How A 'Lowly' Chef Made It To Rashtrapati Bhavan

04/09/2015 8:07 AM IST | Updated 15/07/2016 8:25 AM IST
Sanjeev Kapoor

This happened way back in 1986, when I was around 22-23 years old, with stars in my eyes and fire in my belly, with ideas in my head of wanting to change the way people looked at food. I was working at a five star hotel as a chef and feeling fortunate to have independent charge of the kitchen. I was working towards proving myself. Then reality struck.

"I was curtly told that chefs belonged in the kitchen and shouldn't be seen in the lobby."

The hotel catered to a lot of foreign guests from all over the world. I thought it would be a good idea to interact with them and understand their culinary needs and preferences. I wanted to meet the group leaders and glean this information from them. Since check-ins happened at the reception and nowhere near the kitchen, I set forth to accomplish my task. As I was approaching the reception I was stopped by the general manager of the hotel. He wanted to know why I was in the lobby. When I explained to him my reason for being there, I was curtly told that chefs belonged in the kitchen and shouldn't be seen in the lobby, implying that the chef's uniform was not fit to be seen in public places. I was crushed, hurt and disillusioned. I couldn't fathom why he said that. According to me the world was changing, but going by what he felt, not necessarily in the hospitality industry of India. I decided then that chefs would be respected more, they would be brought out in the open and certainly not be confined to the kitchen!

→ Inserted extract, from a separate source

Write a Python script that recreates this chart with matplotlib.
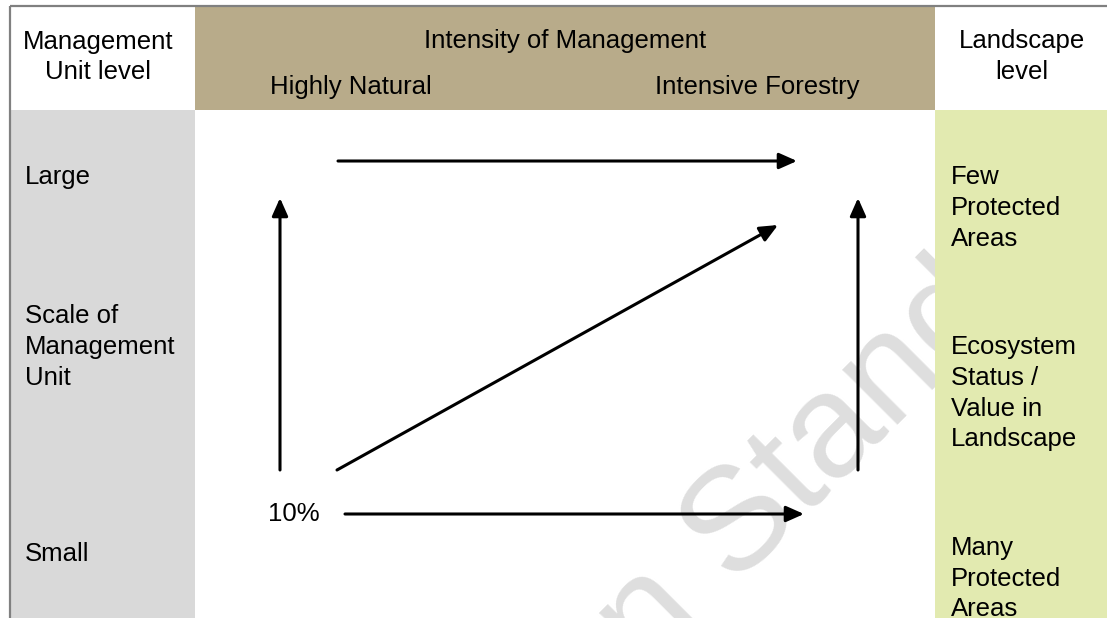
import matplotlib
matplotlib.use("Agg")
import matplotlib.pyplot as plt
from matplotlib.patches import Rectangle

plt.rcParams['font.family'] = ['Liberation Sans', 'DejaVu Sans']

# ---- content ----
header_left = ["Management", "Unit level"]
header_mid_title = "Intensity of Management"
header_mid_labels = ["Highly Natural", "Intensive Forestry"]
header_right = ["Landscape", "level"]
left_labels = [["Large"], ["Scale of", "Management", "Unit"], ["Small"]]
right_labels = [["Few", "Protected", "Areas"],
                ["Ecosystem", "Status /", "Value in", "Landscape"],
                ["Many", "Protected", "Areas"]]
percent_label = "10%"
watermark = "Version Standard"

# arrows: (x_start, y_start, x_end, y_end) in pixel space of the diagram
arrow_x0 = [338, 280, 337, 858, 345]
arrow_y0 = [161, 470, 470, 470, 514]
arrow_x1 = [797, 280, 778, 858, 804]
arrow_y1 = [161, 198, 225, 198, 514]

# ---- layout ----
W, H = 1107, 618
fig = plt.figure(figsize=(W / 100, H / 100), dpi=100)
ax = fig.add_axes([0, 0, 1, 1])
ax.set_xlim(0, W)
ax.set_ylim(H, 0)
ax.axis('off')

TAN = '#b8ab8a'
GRAY = '#d9d9d9'
GREEN = '#e2eab0'
FS = 18.5

# panels
ax.add_patch(Rectangle((195, 7), 740, 103, facecolor=TAN, edgecolor='none', zorder=2))
ax.add_patch(Rectangle((935, 7), W - 935, 103, facecolor='white', edgecolor='none', zorder=2))
ax.add_patch(Rectangle((11, 110), 184, H - 110, facecolor=GRAY, edgecolor='none', zorder=2))
ax.add_patch(Rectangle((935, 110), W - 935, H - 110, facecolor=GREEN, edgecolor='none', zorder=2))

# border
ax.plot([10, W], [6, 6], color='#808080', lw=1.6, zorder=5, solid_capstyle='butt')
ax.plot([10, 10], [6, H], color='#808080', lw=1.6, zorder=5, solid_capstyle='butt')

# watermark
ax.text(358, 964, watermark, rotation=45, rotation_mode='anchor', ha='left',
        va='baseline', fontsize=106, color='#dedede', zorder=1)

OFF = 9  # baseline offset from visual centre
def lines(x, ys, texts, ha):
    for y, t in zip(ys, texts):
        ax.text(x, y + OFF, t, ha=ha, va='baseline', fontsize=FS, color='black', zorder=6)

lines(98, [40, 70], header_left, 'center')
lines(565, [39], [header_mid_title], 'center')
lines(351, [85], [header_mid_labels[0]], 'center')
lines(757, [85], [header_mid_labels[1]], 'center')
lines(1022, [39, 70], header_right, 'center')

left_y = [[175], [314, 345, 376], [552]]
for ys, ts in zip(left_y, left_labels):
    lines(25, ys, ts, 'left')

right_y = [[175, 206, 237], [345, 376, 407, 437], [546, 577, 607]]
for ys, ts in zip(right_y, right_labels):
    lines(951, ys, ts, 'left')

lines(294, [512], [percent_label], 'center')

for x0, y0, x1, y1 in zip(arrow_x0, arrow_y0, arrow_x1, arrow_y1):
    ax.annotate('', xy=(x1, y1), xytext=(x0, y0),
                arrowprops=dict(arrowstyle='-|>,head_length=0.45,head_width=0.2',
                                lw=2.2, color='black', mutation_scale=24,
                                shrinkA=0, shrinkB=0),
                zorder=4)

fig.savefig('out.png', dpi=100, facecolor='white')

Cut to 26 August, 2015. Venue: Rashtrapati Bhavan, the Ashoka Hall - the grandest room in the sprawling building. There I was, as a specially invited guest at a dinner hosted for the President of Seychelles, dining with the President of India, the Prime Minister of India, the ex-Prime Minister of India and many Cabinet and Union ministers. We were being formally introduced to the Presidents, the Prime Minister and the other dignitaries, and as each guest walked towards them, their names were being announced. Suddenly as I was walking towards them I heard my name, "Sanjeev Kapoor, eminent chef" and had a flashback. Here I was in a place which would put the grandest five star lobby to shame, here I was as on special invitation, here I was where once I was reprimanded for being seen in a hotel lobby and here I was in the hallowed precincts of the highest office of the country! Life had come full circle for me! I had worked towards ensuring respect and admiration for the profession and I felt I had achieved it. Not just me, today many chefs are respected, admired and even mobbed! I strived towards instilling a sense of pride in the profession and I can see that pride today, within the profession and in the outside world too.

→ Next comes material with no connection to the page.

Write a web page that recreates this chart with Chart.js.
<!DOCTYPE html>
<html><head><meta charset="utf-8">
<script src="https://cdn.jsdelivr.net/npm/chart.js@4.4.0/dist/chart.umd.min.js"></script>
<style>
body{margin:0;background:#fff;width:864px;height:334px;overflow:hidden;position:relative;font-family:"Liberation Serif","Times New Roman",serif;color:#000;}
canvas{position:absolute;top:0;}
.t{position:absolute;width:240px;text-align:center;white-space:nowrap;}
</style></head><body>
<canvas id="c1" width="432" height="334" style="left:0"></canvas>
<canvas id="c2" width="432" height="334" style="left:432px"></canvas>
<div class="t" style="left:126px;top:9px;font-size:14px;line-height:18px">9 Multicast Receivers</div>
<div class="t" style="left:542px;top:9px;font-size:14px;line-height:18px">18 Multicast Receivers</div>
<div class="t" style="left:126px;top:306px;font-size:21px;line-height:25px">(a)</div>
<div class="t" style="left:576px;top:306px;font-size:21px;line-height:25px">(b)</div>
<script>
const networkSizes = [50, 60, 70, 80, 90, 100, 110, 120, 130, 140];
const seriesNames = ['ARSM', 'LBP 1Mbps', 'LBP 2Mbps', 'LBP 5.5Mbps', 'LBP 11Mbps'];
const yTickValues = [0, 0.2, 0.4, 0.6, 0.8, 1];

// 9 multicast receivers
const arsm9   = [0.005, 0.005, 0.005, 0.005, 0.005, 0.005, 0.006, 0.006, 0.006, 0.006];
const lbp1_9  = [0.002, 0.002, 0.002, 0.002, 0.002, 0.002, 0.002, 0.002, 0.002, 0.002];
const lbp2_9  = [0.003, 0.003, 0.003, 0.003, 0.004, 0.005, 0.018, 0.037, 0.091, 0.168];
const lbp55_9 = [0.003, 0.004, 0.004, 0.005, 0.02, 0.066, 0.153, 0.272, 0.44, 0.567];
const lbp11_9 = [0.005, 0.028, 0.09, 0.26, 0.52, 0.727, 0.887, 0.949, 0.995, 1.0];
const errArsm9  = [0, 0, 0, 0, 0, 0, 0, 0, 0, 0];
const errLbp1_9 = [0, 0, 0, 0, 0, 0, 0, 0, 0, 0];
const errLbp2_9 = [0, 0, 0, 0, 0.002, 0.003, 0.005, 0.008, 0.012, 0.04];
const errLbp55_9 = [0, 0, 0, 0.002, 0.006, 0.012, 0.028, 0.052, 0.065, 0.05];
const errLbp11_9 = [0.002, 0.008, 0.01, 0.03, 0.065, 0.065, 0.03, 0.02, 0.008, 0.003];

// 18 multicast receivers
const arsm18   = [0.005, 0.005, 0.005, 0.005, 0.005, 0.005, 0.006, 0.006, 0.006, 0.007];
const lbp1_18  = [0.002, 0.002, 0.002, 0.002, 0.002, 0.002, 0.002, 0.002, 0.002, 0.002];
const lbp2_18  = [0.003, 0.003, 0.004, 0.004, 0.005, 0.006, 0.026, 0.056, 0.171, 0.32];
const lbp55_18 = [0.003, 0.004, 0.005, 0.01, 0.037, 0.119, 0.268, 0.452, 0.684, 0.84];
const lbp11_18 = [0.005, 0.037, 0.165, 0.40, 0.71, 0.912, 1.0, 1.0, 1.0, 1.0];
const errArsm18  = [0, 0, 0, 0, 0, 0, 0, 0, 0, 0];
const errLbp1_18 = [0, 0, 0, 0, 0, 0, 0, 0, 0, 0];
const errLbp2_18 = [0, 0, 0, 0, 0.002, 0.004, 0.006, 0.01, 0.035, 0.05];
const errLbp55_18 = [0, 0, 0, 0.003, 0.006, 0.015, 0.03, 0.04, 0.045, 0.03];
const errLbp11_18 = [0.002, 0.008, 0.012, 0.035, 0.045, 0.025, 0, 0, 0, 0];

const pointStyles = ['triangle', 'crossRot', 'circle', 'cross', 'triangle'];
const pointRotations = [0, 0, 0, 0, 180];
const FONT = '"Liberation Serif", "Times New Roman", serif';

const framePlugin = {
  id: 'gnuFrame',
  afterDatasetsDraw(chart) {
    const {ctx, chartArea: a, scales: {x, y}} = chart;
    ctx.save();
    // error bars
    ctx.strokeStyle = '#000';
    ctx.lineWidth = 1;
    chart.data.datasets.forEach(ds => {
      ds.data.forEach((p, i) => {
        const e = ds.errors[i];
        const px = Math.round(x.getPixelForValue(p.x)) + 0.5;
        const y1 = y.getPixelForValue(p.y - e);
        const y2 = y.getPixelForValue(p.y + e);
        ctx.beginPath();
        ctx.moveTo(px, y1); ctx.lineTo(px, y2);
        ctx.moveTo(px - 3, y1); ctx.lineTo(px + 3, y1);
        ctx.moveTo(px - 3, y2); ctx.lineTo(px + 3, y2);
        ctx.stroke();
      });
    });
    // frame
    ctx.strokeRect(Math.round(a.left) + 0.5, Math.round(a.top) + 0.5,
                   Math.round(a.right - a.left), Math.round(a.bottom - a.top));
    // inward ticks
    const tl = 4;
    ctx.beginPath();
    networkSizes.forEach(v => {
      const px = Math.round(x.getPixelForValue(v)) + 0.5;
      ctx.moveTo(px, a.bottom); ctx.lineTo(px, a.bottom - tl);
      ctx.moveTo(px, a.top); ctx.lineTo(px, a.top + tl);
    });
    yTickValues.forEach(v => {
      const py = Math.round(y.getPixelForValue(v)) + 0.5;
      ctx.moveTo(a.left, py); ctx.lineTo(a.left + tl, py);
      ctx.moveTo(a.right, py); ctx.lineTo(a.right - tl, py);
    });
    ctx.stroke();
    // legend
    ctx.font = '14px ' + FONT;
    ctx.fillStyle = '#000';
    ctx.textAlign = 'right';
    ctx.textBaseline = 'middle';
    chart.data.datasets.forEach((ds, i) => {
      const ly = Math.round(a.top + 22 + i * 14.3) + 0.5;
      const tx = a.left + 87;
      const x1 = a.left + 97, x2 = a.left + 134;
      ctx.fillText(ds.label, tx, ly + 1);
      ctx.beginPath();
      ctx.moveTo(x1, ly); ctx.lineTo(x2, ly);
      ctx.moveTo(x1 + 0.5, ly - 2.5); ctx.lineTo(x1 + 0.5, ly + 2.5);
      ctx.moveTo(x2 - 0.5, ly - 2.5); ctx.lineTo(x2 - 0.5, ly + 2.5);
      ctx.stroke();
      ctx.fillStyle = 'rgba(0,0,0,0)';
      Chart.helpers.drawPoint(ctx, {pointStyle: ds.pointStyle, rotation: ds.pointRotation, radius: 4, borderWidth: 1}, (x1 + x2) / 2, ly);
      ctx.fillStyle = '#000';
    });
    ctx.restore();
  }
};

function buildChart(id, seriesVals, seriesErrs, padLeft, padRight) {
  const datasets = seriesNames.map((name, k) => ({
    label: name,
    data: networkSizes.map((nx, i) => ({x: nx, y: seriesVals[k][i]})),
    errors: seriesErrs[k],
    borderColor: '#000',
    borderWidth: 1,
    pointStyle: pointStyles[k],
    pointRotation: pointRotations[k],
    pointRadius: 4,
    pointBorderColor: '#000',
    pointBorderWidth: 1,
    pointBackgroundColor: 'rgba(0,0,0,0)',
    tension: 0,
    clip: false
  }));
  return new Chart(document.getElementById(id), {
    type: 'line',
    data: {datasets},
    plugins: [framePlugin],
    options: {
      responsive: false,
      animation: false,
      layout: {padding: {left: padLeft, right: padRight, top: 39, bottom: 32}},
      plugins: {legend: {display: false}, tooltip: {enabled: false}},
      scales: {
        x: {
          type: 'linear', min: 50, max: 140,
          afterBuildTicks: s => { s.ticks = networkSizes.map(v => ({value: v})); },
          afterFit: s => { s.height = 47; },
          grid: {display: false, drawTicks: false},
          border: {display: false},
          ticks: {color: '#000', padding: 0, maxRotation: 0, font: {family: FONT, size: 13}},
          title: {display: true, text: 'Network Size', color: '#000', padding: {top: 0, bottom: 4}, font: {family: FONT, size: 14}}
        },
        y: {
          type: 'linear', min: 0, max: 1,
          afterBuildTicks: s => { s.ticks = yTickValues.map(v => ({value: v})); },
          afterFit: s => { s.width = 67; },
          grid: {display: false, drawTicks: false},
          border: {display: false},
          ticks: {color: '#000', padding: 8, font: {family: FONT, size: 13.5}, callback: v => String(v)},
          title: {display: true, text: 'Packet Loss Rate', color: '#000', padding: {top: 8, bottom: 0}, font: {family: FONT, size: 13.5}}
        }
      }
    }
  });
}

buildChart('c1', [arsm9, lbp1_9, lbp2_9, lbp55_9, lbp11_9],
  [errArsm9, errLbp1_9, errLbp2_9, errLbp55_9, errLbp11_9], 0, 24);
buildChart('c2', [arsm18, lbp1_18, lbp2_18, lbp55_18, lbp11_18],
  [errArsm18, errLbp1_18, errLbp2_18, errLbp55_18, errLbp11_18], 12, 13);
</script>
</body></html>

However deep inside me there is a bigger pride for the women of India. Women who cook and work in their home kitchens tirelessly. My father would tell me that what I was doing for the chefs of India, I should do the same for the women of this country. The oppression of women should end, and cooking can become their liberation too. My celebration of home-style cooking, my TV shows, my books are all a step in that direction. I want to see a day where the women of India don't have to cook and be confined to the kitchen out of a sense of duty -- it shouldn't remain a domain of women. But when they do it, it should be lauded, appreciated and rewarded in a way that women who work at home are not treated as maids but princesses!